Lembro-me quando me chamaste isso, numa noite em que nos estávamos a
descobrir. Fiquei tão contente com essa deixa. E eu disse a réplica ideal: sou
assim um animal pequeno e nervoso, piscando os olhos à beleza. E há tanto que
pisco para ti, para os teus olhos, para a tua prosódia, a linguagem infinita do teu
corpo, indecifrável tantas vezes. Neste mistério fiquei. Num passado tenso feito
presente mais-que-perfeito. Era a última fala possível deste drama, um solilóquio
encenado por ti e interpretado pela imaginação deste dramaturgo que procura a
todo o custo encontrar os elementos perdidos na poeira do caminho.

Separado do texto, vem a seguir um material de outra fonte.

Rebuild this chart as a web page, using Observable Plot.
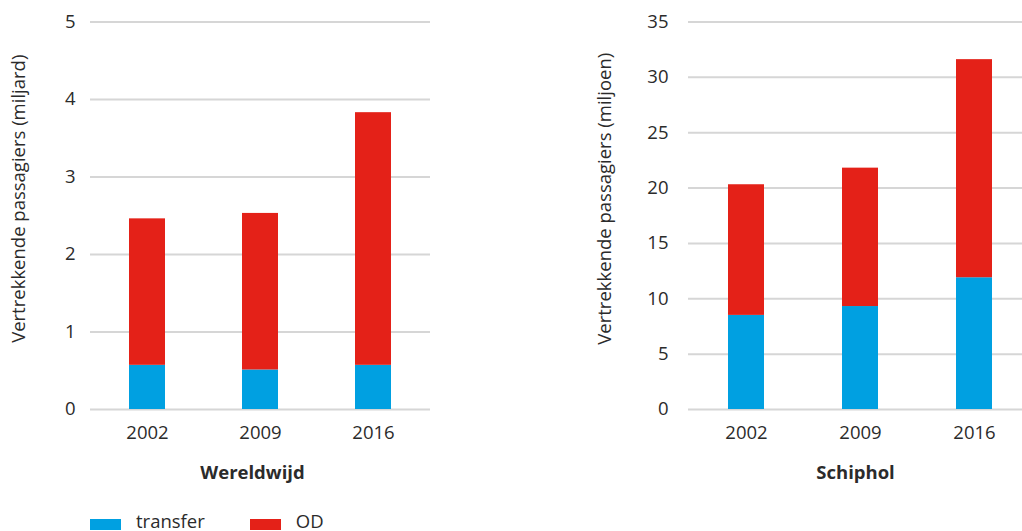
<!DOCTYPE html>
<html>
<head>
<meta charset="utf-8">
<script src="https://cdn.jsdelivr.net/npm/d3@7"></script>
<script src="https://cdn.jsdelivr.net/npm/@observablehq/plot@0.6"></script>
<style>
  html, body { margin: 0; padding: 0; background: #fff; }
  #wrap { position: relative; width: 1022px; height: 531px; overflow: hidden; font-family: "Open Sans", sans-serif; color: #2b2b2b; }
  #left { position: absolute; left: 0; top: 0; width: 450px; }
  #right { position: absolute; left: 580px; top: 0; width: 462px; }
  #wrap svg { max-width: none !important; }
  #legend { position: absolute; left: 90px; top: 508px; display: flex; align-items: center; font-size: 18.5px; }
  .item { display: flex; align-items: center; margin-right: 45px; }
  .sw { width: 31px; height: 11px; margin-right: 15px; margin-top: 8px; }
</style>
</head>
<body>
<div id="wrap">
  <div id="left"></div>
  <div id="right"></div>
  <div id="legend"></div>
</div>
<script>
const years = ["2002", "2009", "2016"];
const seriesNames = ["transfer", "OD"];
const seriesColors = ["#00a0e1", "#e42118"];

const worldTransfer = [0.57, 0.51, 0.57];
const worldOD = [1.89, 2.02, 3.26];
const worldTicks = [0, 1, 2, 3, 4, 5];

const schipholTransfer = [8.5, 9.3, 11.9];
const schipholOD = [11.8, 12.5, 19.7];
const schipholTicks = [0, 5, 10, 15, 20, 25, 30, 35];

function toRows(transfer, od) {
  const rows = [];
  years.forEach((y, i) => {
    rows.push({year: y, series: seriesNames[0], value: transfer[i]});
    rows.push({year: y, series: seriesNames[1], value: od[i]});
  });
  return rows;
}

const fontSize = 18.5;
const textColor = "#2b2b2b";

function chart({rows, ticks, yLabel, title, width, marginLeft, marginRight, tickPadding, labelDx, titleDx}) {
  return Plot.plot({
    width,
    height: 500,
    marginTop: 21.5,
    marginBottom: 91,
    marginLeft,
    marginRight,
    style: {fontFamily: "Open Sans, sans-serif", fontSize: fontSize + "px", color: textColor, background: "transparent", overflow: "visible"},
    x: {domain: years, paddingInner: 0.68, paddingOuter: 0.34, label: null},
    y: {domain: [ticks[0], ticks[ticks.length - 1]], label: null},
    color: {domain: seriesNames, range: seriesColors},
    marks: [
      Plot.ruleY(ticks, {stroke: "#d6d6d6", strokeWidth: 2}),
      Plot.barY(rows, {x: "year", y: "value", fill: "series"}),
      Plot.axisY(ticks, {tickSize: 0, tickPadding, tickFormat: "d", fontSize, label: null, fill: textColor}),
      Plot.axisX({tickSize: 0, tickPadding: 16, fontSize, label: null, fill: textColor}),
      Plot.text([yLabel], {frameAnchor: "left", textAnchor: "middle", rotate: -90, dx: labelDx, dy: -17, fontSize, fill: textColor}),
      Plot.text([title], {frameAnchor: "bottom", lineAnchor: "top", dy: 56, dx: titleDx, fontSize, fontWeight: "bold", fill: textColor})
    ]
  });
}

document.getElementById("left").appendChild(chart({
  rows: toRows(worldTransfer, worldOD),
  ticks: worldTicks,
  yLabel: "Vertrekkende passagiers (miljard)",
  title: "Wereldwijd",
  width: 450, marginLeft: 90, marginRight: 20,
  tickPadding: 15, labelDx: -71, titleDx: -8
}));

document.getElementById("right").appendChild(chart({
  rows: toRows(schipholTransfer, schipholOD),
  ticks: schipholTicks,
  yLabel: "Vertrekkende passagiers (miljoen)",
  title: "Schiphol",
  width: 462, marginLeft: 108, marginRight: 10,
  tickPadding: 20, labelDx: -83, titleDx: -5
}));

const legend = document.getElementById("legend");
seriesNames.forEach((name, i) => {
  const item = document.createElement("div");
  item.className = "item";
  const sw = document.createElement("div");
  sw.className = "sw";
  sw.style.background = seriesColors[i];
  const label = document.createElement("span");
  label.textContent = name;
  item.appendChild(sw);
  item.appendChild(label);
  legend.appendChild(item);
});
</script>
</body>
</html>
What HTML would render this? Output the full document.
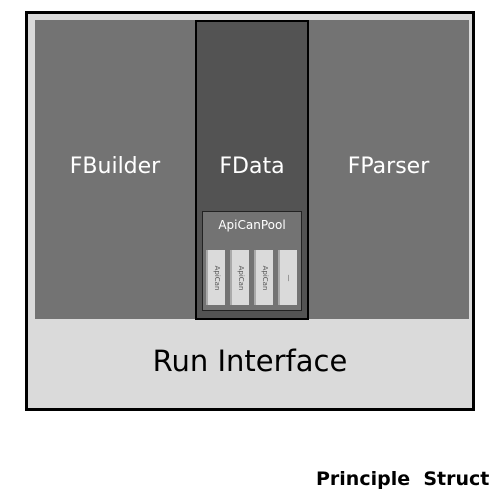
<!DOCTYPE html>
<html><head><style>
body{margin:0;width:500px;height:500px;background:#fff;position:relative;overflow:hidden;font-family:"DejaVu Sans","Liberation Sans",sans-serif}
div{position:absolute;box-sizing:border-box}
.t{color:#fff;font-size:22px;text-align:center;line-height:22px}
.c{background:#dadada;border-left:2px solid #aaa;width:19px;height:55px;top:250px}
.c span{position:absolute;left:50%;top:50%;transform:translate(-50%,-50%) rotate(90deg);font-size:7px;color:#555;white-space:nowrap}
</style></head><body>
<div style="left:25px;top:11px;width:450px;height:400px;border:3px solid #000;background:#dadada"></div>
<div style="left:35px;top:20px;width:434px;height:299px;background:#737373"></div>
<div class="t" style="left:35px;top:156px;width:160px">FBuilder</div>
<div class="t" style="left:308px;top:156px;width:161px">FParser</div>
<div style="left:195px;top:20px;width:114px;height:300px;background:#535353;border:2px solid #000"></div>
<div class="t" style="left:195px;top:156px;width:114px">FData</div>
<div style="left:202px;top:211px;width:100px;height:100px;background:#737373;border:1.5px solid #222"></div>
<div style="left:202px;top:218px;width:100px;text-align:center;color:#fff;font-size:12px">ApiCanPool</div>
<div class="c" style="left:206px"><span>ApiCan</span></div>
<div class="c" style="left:230px"><span>ApiCan</span></div>
<div class="c" style="left:254px"><span>ApiCan</span></div>
<div class="c" style="left:278px"><span>—</span></div>
<div style="left:25px;top:346px;width:450px;text-align:center;font-size:29px;line-height:30px;color:#000">Run Interface</div>
<div style="left:316px;top:469px;font-size:19px;font-weight:bold;white-space:nowrap;line-height:20px">Principle&nbsp; Struct</div>
</body></html>
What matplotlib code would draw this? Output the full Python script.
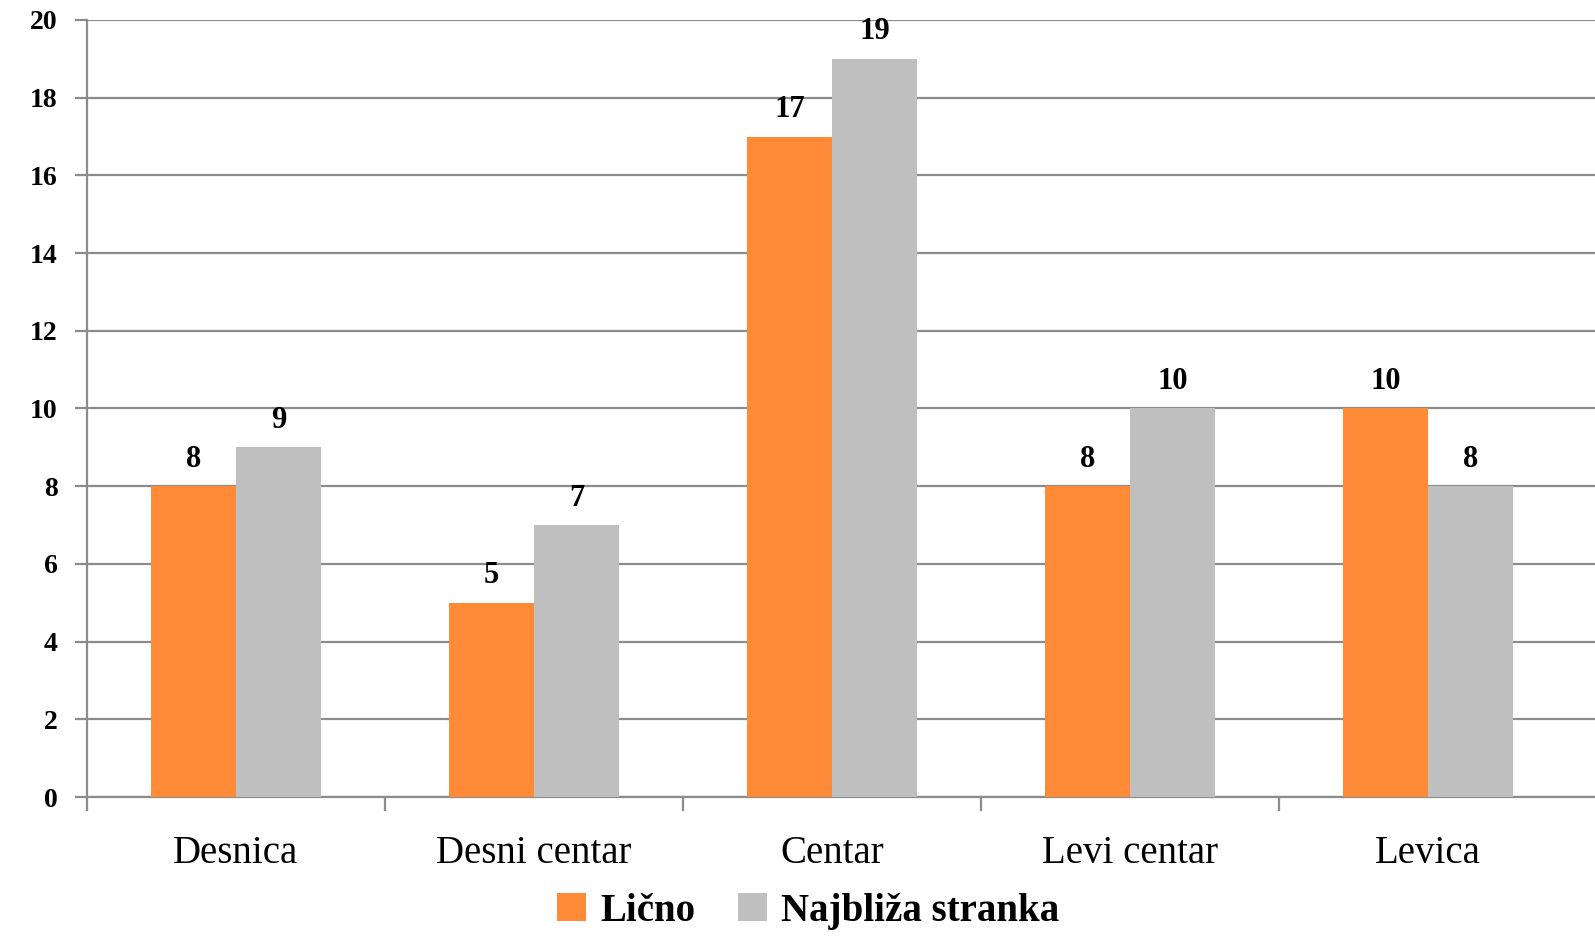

No deserto
que fui encontrando, além das pedras e das raras plantas, descobri um oásis onde
exprimir-me. Estava iniciada a viagem para os caminhos da imaginação. Só no fim
soube que eu, era apenas eu. Um eu composto de muitas camadas de tu, de muitos tu,
muitas segundas, terceiras pessoas do singular. Num plural de melodias e sons afectivos!

2 Comments:

Blogger Jorge Lima Alves usou da palavra

«Descobrir é dar
ensejo ao pássaro nervoso que olha para todo o lado, que deveria estar em nós». Como gosto desta frase! E em geral de tudo o que escreve. Abraço!

10 junho, 2009 12:20  
Blogger odeusdamaquina usou da palavra

Abraço e obrigado sim pela sua escrita!